Весьма важная церемония «священного брака», несомненно, происходила внутри храма, и для ее проведения, наверное, служило отдельное особенно торжественное помещение. Его следовало бы искать в храмах, стоявших на высоких террасах ранней поры, а в дальнейшем на впервые появившихся зиккуратах. Имеются указания на то, что в этих святилищах были специальные постаменты для ложа. Изображения на цилиндрических печатях III тысячелетия позволяют увидеть «жениха», направляющегося в сопровождении процессии к святилищу с двустворчатой дверью, то есть к Дому новогоднего праздника, который, возможно, в это время был идентичен верхнему храму.
Тот факт, что зиккурат развился из высокой террасы, ныне никем не оспаривается. Однако нелегко объяснить, какие именно причины повлекли за собой строительство все более высоких башен из сырцового кирпича. По этому вопросу существует множество теорий; несколько из них мы изложим здесь вкратце. Не решенный окончательно до сих пор вопрос о происхождении шумеров и гипотеза, согласно которой они не являются коренным населением Двуречья, привели к предположению, что они пришли сюда из горной местности, где привыкли чтить своих богов. Поэтому в равнинной Месопотамии они имитировали горы, насыпая искусственные возвышенности. Другая теория опирается на местные условия, связанные с характером выпадения осадков. Южную Месопотамию, пронизанную реками и каналами, часто затопляли полые воды; случались и большие наводнения. Чтобы уберечь святилище и собственность богов от воды, культовые постройки возводились на платформе, которая с годами по мере проведения необходимых обновлений становилась все выше.
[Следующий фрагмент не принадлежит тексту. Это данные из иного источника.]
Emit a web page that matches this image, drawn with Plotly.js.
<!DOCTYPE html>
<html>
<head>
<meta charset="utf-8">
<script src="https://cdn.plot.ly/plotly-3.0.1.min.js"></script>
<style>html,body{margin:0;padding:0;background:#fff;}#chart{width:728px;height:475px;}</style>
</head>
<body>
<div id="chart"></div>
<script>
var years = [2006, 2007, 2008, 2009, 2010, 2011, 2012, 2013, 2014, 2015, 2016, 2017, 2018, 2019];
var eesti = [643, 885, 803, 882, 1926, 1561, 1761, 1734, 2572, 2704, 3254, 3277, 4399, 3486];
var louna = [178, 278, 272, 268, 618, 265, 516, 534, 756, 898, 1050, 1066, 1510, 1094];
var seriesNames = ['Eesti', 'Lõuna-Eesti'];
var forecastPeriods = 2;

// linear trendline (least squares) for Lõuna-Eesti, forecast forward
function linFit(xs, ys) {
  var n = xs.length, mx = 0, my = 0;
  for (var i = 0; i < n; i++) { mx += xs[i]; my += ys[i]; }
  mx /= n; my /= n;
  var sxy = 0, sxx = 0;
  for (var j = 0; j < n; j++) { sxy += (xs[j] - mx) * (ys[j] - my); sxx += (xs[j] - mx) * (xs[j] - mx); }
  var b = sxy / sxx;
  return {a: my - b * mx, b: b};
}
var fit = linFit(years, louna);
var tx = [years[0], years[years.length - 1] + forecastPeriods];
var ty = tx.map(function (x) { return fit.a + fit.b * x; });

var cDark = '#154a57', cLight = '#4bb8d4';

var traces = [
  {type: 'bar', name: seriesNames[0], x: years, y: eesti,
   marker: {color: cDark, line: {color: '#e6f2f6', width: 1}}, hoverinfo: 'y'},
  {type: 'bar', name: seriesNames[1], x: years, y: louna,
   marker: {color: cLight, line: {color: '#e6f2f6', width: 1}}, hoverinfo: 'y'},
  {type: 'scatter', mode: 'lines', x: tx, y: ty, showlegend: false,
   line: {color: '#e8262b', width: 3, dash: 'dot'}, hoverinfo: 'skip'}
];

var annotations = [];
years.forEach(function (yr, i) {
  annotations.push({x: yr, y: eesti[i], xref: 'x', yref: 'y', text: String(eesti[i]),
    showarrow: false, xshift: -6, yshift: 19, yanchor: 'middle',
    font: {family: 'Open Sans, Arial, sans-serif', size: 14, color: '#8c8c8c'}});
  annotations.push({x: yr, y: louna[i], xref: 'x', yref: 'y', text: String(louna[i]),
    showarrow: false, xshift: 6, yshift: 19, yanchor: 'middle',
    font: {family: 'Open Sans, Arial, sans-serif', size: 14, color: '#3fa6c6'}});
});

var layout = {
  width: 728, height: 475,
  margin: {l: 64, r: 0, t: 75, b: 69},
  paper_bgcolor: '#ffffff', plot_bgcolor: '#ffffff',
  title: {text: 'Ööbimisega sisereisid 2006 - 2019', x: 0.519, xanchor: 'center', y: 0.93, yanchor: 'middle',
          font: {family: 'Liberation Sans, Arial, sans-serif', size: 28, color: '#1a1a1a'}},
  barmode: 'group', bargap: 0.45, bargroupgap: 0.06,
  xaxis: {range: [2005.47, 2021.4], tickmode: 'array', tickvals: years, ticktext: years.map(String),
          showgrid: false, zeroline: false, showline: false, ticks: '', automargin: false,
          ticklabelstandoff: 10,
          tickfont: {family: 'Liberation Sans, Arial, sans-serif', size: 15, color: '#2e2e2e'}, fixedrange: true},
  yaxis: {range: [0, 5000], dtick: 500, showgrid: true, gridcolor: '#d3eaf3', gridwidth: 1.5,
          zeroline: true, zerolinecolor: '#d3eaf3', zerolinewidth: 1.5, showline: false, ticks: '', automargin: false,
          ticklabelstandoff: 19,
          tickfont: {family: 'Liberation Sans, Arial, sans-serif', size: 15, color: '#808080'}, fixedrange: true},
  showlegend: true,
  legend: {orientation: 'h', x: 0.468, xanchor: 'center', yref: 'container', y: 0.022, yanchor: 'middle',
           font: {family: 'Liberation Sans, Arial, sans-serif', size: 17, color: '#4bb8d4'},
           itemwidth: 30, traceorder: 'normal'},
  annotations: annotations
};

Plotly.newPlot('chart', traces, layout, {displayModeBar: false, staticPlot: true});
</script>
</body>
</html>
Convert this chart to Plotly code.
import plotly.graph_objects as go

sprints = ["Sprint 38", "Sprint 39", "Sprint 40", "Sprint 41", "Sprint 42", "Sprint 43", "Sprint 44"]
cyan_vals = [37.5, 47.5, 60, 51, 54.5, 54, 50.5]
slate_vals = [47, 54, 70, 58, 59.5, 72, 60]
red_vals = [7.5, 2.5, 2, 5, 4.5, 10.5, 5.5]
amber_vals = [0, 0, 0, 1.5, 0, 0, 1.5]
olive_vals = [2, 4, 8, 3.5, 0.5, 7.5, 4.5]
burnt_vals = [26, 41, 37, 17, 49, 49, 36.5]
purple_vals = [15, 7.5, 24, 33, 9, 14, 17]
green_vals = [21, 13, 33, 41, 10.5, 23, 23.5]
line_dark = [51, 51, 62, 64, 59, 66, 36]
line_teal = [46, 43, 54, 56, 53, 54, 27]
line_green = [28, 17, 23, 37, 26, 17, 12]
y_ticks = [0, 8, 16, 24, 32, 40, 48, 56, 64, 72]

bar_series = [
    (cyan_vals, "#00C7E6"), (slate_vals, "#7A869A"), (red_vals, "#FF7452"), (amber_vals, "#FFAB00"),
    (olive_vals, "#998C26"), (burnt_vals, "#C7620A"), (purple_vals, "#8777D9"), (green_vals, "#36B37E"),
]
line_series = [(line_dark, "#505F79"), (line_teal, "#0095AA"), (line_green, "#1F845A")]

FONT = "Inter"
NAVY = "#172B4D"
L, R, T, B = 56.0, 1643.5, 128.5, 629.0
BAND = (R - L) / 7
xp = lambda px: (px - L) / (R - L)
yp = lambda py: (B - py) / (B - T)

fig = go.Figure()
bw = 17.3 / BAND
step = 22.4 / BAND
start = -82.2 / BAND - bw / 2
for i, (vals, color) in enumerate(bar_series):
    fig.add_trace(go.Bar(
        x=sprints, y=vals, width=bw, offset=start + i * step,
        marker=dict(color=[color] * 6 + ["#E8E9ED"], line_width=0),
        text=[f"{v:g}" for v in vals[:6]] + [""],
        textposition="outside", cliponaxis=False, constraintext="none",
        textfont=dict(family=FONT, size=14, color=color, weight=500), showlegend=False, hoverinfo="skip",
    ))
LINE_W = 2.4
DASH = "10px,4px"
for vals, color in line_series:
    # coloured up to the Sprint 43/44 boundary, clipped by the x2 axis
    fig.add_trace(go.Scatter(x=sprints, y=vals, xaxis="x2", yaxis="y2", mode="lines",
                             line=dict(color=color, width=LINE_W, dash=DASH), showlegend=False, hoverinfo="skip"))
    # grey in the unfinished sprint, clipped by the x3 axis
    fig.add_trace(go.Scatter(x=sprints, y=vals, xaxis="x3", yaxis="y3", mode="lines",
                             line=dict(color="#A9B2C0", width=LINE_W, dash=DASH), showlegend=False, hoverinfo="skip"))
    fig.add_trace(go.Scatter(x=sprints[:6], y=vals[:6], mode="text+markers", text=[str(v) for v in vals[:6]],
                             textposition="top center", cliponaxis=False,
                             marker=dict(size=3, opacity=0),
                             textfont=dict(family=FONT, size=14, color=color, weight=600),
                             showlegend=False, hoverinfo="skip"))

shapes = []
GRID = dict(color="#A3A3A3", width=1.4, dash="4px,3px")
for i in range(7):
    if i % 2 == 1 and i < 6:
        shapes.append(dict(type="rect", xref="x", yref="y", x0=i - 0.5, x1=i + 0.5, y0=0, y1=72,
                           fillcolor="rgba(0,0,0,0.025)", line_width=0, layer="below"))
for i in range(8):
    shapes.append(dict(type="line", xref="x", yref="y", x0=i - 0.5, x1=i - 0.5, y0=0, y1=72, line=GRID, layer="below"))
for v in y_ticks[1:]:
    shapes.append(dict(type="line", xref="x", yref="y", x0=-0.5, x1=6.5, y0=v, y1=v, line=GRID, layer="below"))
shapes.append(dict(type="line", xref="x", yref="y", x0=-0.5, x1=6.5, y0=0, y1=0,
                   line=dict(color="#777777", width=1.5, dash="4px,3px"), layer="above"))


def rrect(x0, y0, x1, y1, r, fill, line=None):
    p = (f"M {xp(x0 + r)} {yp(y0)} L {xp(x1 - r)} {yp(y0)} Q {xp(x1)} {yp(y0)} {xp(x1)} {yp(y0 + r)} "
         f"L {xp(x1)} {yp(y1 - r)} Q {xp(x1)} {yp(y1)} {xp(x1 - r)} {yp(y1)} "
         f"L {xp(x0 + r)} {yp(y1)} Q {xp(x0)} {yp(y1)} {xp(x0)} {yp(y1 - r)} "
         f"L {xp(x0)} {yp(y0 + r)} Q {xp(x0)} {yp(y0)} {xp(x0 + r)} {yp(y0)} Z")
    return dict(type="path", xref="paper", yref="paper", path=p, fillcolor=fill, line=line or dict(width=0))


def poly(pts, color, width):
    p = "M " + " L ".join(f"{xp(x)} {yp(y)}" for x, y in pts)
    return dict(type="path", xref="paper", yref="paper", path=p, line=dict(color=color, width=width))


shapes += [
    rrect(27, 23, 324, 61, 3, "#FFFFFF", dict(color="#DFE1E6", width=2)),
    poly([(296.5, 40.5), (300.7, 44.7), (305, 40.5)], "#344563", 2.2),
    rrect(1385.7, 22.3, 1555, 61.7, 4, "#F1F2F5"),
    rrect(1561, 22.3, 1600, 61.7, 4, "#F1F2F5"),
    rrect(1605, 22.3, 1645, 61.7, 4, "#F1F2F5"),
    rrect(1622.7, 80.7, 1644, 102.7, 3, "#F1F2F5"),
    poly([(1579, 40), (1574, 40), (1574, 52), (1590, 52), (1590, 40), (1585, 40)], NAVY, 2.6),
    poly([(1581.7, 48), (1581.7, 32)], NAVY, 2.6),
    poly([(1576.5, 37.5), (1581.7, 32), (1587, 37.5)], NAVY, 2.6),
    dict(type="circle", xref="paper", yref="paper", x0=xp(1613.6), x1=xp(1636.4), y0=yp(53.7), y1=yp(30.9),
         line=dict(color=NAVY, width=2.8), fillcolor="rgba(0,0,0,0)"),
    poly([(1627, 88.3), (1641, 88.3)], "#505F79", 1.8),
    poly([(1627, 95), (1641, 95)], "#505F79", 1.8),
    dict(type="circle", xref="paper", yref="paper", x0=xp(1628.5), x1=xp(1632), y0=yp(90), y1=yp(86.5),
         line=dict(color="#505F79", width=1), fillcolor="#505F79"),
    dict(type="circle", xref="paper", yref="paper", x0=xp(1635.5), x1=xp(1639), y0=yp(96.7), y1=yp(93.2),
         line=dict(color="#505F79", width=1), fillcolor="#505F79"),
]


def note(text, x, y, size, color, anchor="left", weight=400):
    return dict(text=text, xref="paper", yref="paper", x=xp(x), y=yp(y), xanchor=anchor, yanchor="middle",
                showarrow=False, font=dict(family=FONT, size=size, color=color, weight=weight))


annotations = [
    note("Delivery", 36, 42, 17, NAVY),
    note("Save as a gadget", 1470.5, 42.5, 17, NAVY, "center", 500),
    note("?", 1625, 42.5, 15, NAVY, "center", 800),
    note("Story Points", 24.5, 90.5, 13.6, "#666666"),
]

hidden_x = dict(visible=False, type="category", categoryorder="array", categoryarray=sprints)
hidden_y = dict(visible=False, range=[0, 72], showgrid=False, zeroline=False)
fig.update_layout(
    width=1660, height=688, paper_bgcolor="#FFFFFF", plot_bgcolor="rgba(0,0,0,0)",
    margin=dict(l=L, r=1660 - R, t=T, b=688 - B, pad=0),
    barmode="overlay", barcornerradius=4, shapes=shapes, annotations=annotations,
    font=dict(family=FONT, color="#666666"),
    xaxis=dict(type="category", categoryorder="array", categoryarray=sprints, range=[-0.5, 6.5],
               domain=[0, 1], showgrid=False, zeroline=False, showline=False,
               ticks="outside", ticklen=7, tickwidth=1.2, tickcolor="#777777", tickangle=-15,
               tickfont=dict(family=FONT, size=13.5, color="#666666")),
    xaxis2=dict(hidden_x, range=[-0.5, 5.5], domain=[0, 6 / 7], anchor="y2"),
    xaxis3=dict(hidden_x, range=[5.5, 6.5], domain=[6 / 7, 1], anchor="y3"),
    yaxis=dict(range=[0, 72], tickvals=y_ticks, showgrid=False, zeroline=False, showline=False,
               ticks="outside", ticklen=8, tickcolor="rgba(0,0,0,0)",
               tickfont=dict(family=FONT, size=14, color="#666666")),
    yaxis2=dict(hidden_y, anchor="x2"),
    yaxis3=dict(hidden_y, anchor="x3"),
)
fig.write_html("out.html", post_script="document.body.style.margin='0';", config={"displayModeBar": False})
Многое говорит в пользу второй теории, тогда как происхождение шумеров из горной страны и связанные с этим выводы, касающиеся постройки зиккуратов, кажутся все менее правдоподобными.
Историк архитектуры Эрнст Хайнрих привлекает к своим исследованиям данные текстов, пытаясь таким образом выявить основу религиозных и культовых понятий той поры. Среди представлений, складывавшихся вокруг Инанны и Думузи, важную роль играло умирание природы, вызывавшее тревогу древних людей. В песнях-плачах они сокрушались о гибели всего живого, причем часто упоминалось разрушение храмов, святилищ и целых городов. В одной из сохранившихся песен говорится о разрушении Ура, причем богиня оплакивает свой храм: «Принадлежащая мне, возвышенной женщине, святая святых, мой царственный дом, чье существование мне боги установили надолго, лежит ниспровергнутый на земле, весь в моих плачах и рыданиях… Как шатер, как хижина, снесенные на месте уборки урожая, предоставленные дождю и ветру»{42}.
Так как принято считать, что «священный брак», важнейшая предпосылка возрождения» происходил в верхнем храме, то Э. Хайнрих полагал, что как раз по этой причине культовое разрушение ограничивалось только им. Верхнему храму, как бы воплощавшему в себе весь город, надлежало разделить судьбу умирающей природы. Этот тезис подтверждается не только литературными мотивами, которые подчас бывают туманны и потому малопонятны, но прежде всего археологическими данными. Строения на высоких террасах обновлялись гораздо чаще, чем окружающие их нижние храмы. Это видно по следам множества полов, располагавшихся друг над другом.
Вполне вероятно, что на протяжении IV и начала III тысячелетия до нашей эры существовала практика, обусловленная религиозными мотивами, в соответствии с которой постройку, где происходило символическое обновление жизни, ежегодно сносили, а на ее месте всякий раз строили другую, но уже на более высоком уровне, поверх в очередной раз утрамбованных обломков. Этот обычай, связанный, возможно, с практическими обстоятельствами, в дальнейшем стал подкрепляться религиозными мотивами и в конце концов вошел в развивающиеся культовые традиции.